Given exercise
Exclude the pictures, then repeat the remaining data exactly.
--- START OF Source excerpt ---
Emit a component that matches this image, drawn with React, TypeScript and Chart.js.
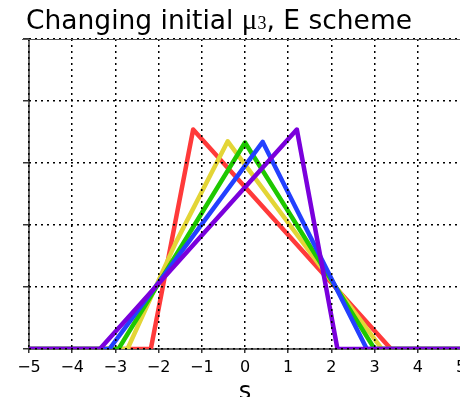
import { useEffect, useRef } from "react";
import { Chart, registerables } from "chart.js";

Chart.register(...registerables);

// x-axis tick values
const xTickValues = [-5, -4, -3, -2, -1, 0, 1, 2, 3, 4, 5];

// series (drawn in this order: purple first, red last / on top)
const purpleX = [-5, -3.36, 1.2, 2.14, 5];
const purpleY = [0, 0, 3.54, 0, 0];

const blueX = [-5, -3.14, 0.41, 2.82, 5];
const blueY = [0, 0, 3.34, 0, 0];

const greenX = [-5, -2.93, 0.0, 3.0, 5];
const greenY = [0, 0, 3.33, 0, 0];

const yellowX = [-5, -2.72, -1.6, -0.4, 3.17, 5];
const yellowY = [0, 0, 1.72, 3.35, 0, 0];

const redX = [-5, -2.18, -1.2, 3.38, 5];
const redY = [0, 0, 3.54, 0, 0];

const seriesColors = ["#7a00dc", "#2340ff", "#1ec800", "#e3d536", "#ff3a3a"];

const titleMain = "Changing initial ";
const titleMu = "\u03bc";
const titleSub = "3";
const titleRest = ", E scheme";
const xAxisTitle = "s";

function toPoints(xs: number[], ys: number[]) {
  return xs.map((x, i) => ({ x, y: ys[i] }));
}

function fmtTick(v: number) {
  return v < 0 ? "\u2212" + Math.abs(v) : String(v);
}

export default function App() {
  const ref = useRef<HTMLCanvasElement | null>(null);

  useEffect(() => {
    const canvas = ref.current;
    if (!canvas) return;

    const textPlugin = {
      id: "textPlugin",
      beforeDatasetsDraw(chart: any) {
        const ctx = chart.ctx as CanvasRenderingContext2D;
        const a = chart.chartArea;
        ctx.save();
        ctx.strokeStyle = "#333";
        ctx.lineWidth = 1.5;
        ctx.beginPath();
        ctx.moveTo(a.left, a.top);
        ctx.lineTo(a.left, a.bottom + 1);
        ctx.moveTo(a.left - 1, a.bottom);
        ctx.lineTo(chart.width, a.bottom);
        ctx.stroke();
        ctx.restore();
      },
      afterDraw(chart: any) {
        const ctx = chart.ctx as CanvasRenderingContext2D;
        const area = chart.chartArea;
        ctx.save();
        // solid top frame line
        ctx.strokeStyle = "#555";
        ctx.lineWidth = 1;
        ctx.beginPath();
        ctx.moveTo(22, area.top + 0.5);
        ctx.lineTo(chart.width, area.top + 0.5);
        ctx.stroke();

        // title
        ctx.fillStyle = "#000";
        ctx.textBaseline = "alphabetic";
        ctx.textAlign = "left";
        let x = 26;
        const base = 29;
        ctx.font = "26.5px 'DejaVu Sans'";
        ctx.fillText(titleMain, x, base);
        x += ctx.measureText(titleMain).width;
        ctx.font = "29px 'Liberation Serif'";
        ctx.fillText(titleMu, x, base);
        x += ctx.measureText(titleMu).width;
        ctx.font = "18px 'Liberation Serif'";
        ctx.fillText(titleSub, x, base);
        x += ctx.measureText(titleSub).width;
        ctx.font = "26.5px 'DejaVu Sans'";
        ctx.fillText(titleRest, x, base);

        // x-axis title
        ctx.font = "24px 'DejaVu Sans'";
        ctx.textAlign = "center";
        const xs = chart.scales.x;
        ctx.fillText(xAxisTitle, xs.getPixelForValue(0), 399);
        ctx.restore();
      },
    };

    const datasets = [
      toPoints(purpleX, purpleY),
      toPoints(blueX, blueY),
      toPoints(greenX, greenY),
      toPoints(yellowX, yellowY),
      toPoints(redX, redY),
    ].map((data, i) => ({
      data,
      borderColor: seriesColors[i],
      backgroundColor: seriesColors[i],
      borderWidth: 4.5,
      pointRadius: 0,
      tension: 0,
      fill: false,
      borderJoinStyle: "round" as const,
      borderCapStyle: "butt" as const,
    }));

    const chart = new Chart(canvas, {
      type: "line",
      data: { datasets },
      options: {
        animation: false,
        responsive: false,
        devicePixelRatio: 1,
        events: [],
        layout: { padding: { left: 0, right: 9, top: 39, bottom: 0 } },
        plugins: {
          legend: { display: false },
          tooltip: { enabled: false },
          title: { display: false },
        },
        scales: {
          x: {
            type: "linear",
            min: -5,
            max: 5,
            afterBuildTicks: (scale: any) => {
              scale.ticks = xTickValues.map((v) => ({ value: v }));
            },
            ticks: {
              color: "#000",
              font: { family: "DejaVu Sans", size: 16 },
              padding: 5,
              maxRotation: 0,
              autoSkip: false,
              callback: (v: any) => fmtTick(Number(v)),
            },
            grid: {
              color: "#000",
              lineWidth: 1.5,
              tickLength: 4,
              tickColor: "#333",
              tickWidth: 1.5,
              z: 1,
            },
            border: { display: false, dash: [2, 4] },
            afterFit: (s: any) => {
              s.height = 48;
              s.paddingLeft = 0;
              s.paddingRight = 0;
            },
          },
          y: {
            type: "linear",
            min: 0,
            max: 5,
            ticks: { display: false, stepSize: 1 },
            grid: {
              color: "#000",
              lineWidth: 1.5,
              tickLength: 6,
              tickColor: "#333",
              tickWidth: 1.5,
              z: 1,
            },
            border: { display: false, dash: [2, 4] },
            afterFit: (s: any) => {
              s.width = 29;
              s.paddingTop = 0;
              s.paddingBottom = 0;
            },
          },
        },
      },
      plugins: [textPlugin],
    } as any);

    return () => {
      chart.destroy();
    };
  }, []);

  return (
    <canvas
      ref={ref}
      width={470}
      height={397}
      style={{
        position: "fixed",
        left: 0,
        top: 0,
        width: "470px",
        height: "397px",
        display: "block",
      }}
    />
  );
}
--- END OF Source excerpt ---
Solution
Emit a component that matches this image, drawn with React, TypeScript and Chart.js.
import { useEffect, useRef } from "react";
import { Chart, registerables } from "chart.js";

Chart.register(...registerables);

// x-axis tick values
const xTickValues = [-5, -4, -3, -2, -1, 0, 1, 2, 3, 4, 5];

// series (drawn in this order: purple first, red last / on top)
const purpleX = [-5, -3.36, 1.2, 2.14, 5];
const purpleY = [0, 0, 3.54, 0, 0];

const blueX = [-5, -3.14, 0.41, 2.82, 5];
const blueY = [0, 0, 3.34, 0, 0];

const greenX = [-5, -2.93, 0.0, 3.0, 5];
const greenY = [0, 0, 3.33, 0, 0];

const yellowX = [-5, -2.72, -1.6, -0.4, 3.17, 5];
const yellowY = [0, 0, 1.72, 3.35, 0, 0];

const redX = [-5, -2.18, -1.2, 3.38, 5];
const redY = [0, 0, 3.54, 0, 0];

const seriesColors = ["#7a00dc", "#2340ff", "#1ec800", "#e3d536", "#ff3a3a"];

const titleMain = "Changing initial ";
const titleMu = "\u03bc";
const titleSub = "3";
const titleRest = ", E scheme";
const xAxisTitle = "s";

function toPoints(xs: number[], ys: number[]) {
  return xs.map((x, i) => ({ x, y: ys[i] }));
}

function fmtTick(v: number) {
  return v < 0 ? "\u2212" + Math.abs(v) : String(v);
}

export default function App() {
  const ref = useRef<HTMLCanvasElement | null>(null);

  useEffect(() => {
    const canvas = ref.current;
    if (!canvas) return;

    const textPlugin = {
      id: "textPlugin",
      beforeDatasetsDraw(chart: any) {
        const ctx = chart.ctx as CanvasRenderingContext2D;
        const a = chart.chartArea;
        ctx.save();
        ctx.strokeStyle = "#333";
        ctx.lineWidth = 1.5;
        ctx.beginPath();
        ctx.moveTo(a.left, a.top);
        ctx.lineTo(a.left, a.bottom + 1);
        ctx.moveTo(a.left - 1, a.bottom);
        ctx.lineTo(chart.width, a.bottom);
        ctx.stroke();
        ctx.restore();
      },
      afterDraw(chart: any) {
        const ctx = chart.ctx as CanvasRenderingContext2D;
        const area = chart.chartArea;
        ctx.save();
        // solid top frame line
        ctx.strokeStyle = "#555";
        ctx.lineWidth = 1;
        ctx.beginPath();
        ctx.moveTo(22, area.top + 0.5);
        ctx.lineTo(chart.width, area.top + 0.5);
        ctx.stroke();

        // title
        ctx.fillStyle = "#000";
        ctx.textBaseline = "alphabetic";
        ctx.textAlign = "left";
        let x = 26;
        const base = 29;
        ctx.font = "26.5px 'DejaVu Sans'";
        ctx.fillText(titleMain, x, base);
        x += ctx.measureText(titleMain).width;
        ctx.font = "29px 'Liberation Serif'";
        ctx.fillText(titleMu, x, base);
        x += ctx.measureText(titleMu).width;
        ctx.font = "18px 'Liberation Serif'";
        ctx.fillText(titleSub, x, base);
        x += ctx.measureText(titleSub).width;
        ctx.font = "26.5px 'DejaVu Sans'";
        ctx.fillText(titleRest, x, base);

        // x-axis title
        ctx.font = "24px 'DejaVu Sans'";
        ctx.textAlign = "center";
        const xs = chart.scales.x;
        ctx.fillText(xAxisTitle, xs.getPixelForValue(0), 399);
        ctx.restore();
      },
    };

    const datasets = [
      toPoints(purpleX, purpleY),
      toPoints(blueX, blueY),
      toPoints(greenX, greenY),
      toPoints(yellowX, yellowY),
      toPoints(redX, redY),
    ].map((data, i) => ({
      data,
      borderColor: seriesColors[i],
      backgroundColor: seriesColors[i],
      borderWidth: 4.5,
      pointRadius: 0,
      tension: 0,
      fill: false,
      borderJoinStyle: "round" as const,
      borderCapStyle: "butt" as const,
    }));

    const chart = new Chart(canvas, {
      type: "line",
      data: { datasets },
      options: {
        animation: false,
        responsive: false,
        devicePixelRatio: 1,
        events: [],
        layout: { padding: { left: 0, right: 9, top: 39, bottom: 0 } },
        plugins: {
          legend: { display: false },
          tooltip: { enabled: false },
          title: { display: false },
        },
        scales: {
          x: {
            type: "linear",
            min: -5,
            max: 5,
            afterBuildTicks: (scale: any) => {
              scale.ticks = xTickValues.map((v) => ({ value: v }));
            },
            ticks: {
              color: "#000",
              font: { family: "DejaVu Sans", size: 16 },
              padding: 5,
              maxRotation: 0,
              autoSkip: false,
              callback: (v: any) => fmtTick(Number(v)),
            },
            grid: {
              color: "#000",
              lineWidth: 1.5,
              tickLength: 4,
              tickColor: "#333",
              tickWidth: 1.5,
              z: 1,
            },
            border: { display: false, dash: [2, 4] },
            afterFit: (s: any) => {
              s.height = 48;
              s.paddingLeft = 0;
              s.paddingRight = 0;
            },
          },
          y: {
            type: "linear",
            min: 0,
            max: 5,
            ticks: { display: false, stepSize: 1 },
            grid: {
              color: "#000",
              lineWidth: 1.5,
              tickLength: 6,
              tickColor: "#333",
              tickWidth: 1.5,
              z: 1,
            },
            border: { display: false, dash: [2, 4] },
            afterFit: (s: any) => {
              s.width = 29;
              s.paddingTop = 0;
              s.paddingBottom = 0;
            },
          },
        },
      },
      plugins: [textPlugin],
    } as any);

    return () => {
      chart.destroy();
    };
  }, []);

  return (
    <canvas
      ref={ref}
      width={470}
      height={397}
      style={{
        position: "fixed",
        left: 0,
        top: 0,
        width: "470px",
        height: "397px",
        display: "block",
      }}
    />
  );
}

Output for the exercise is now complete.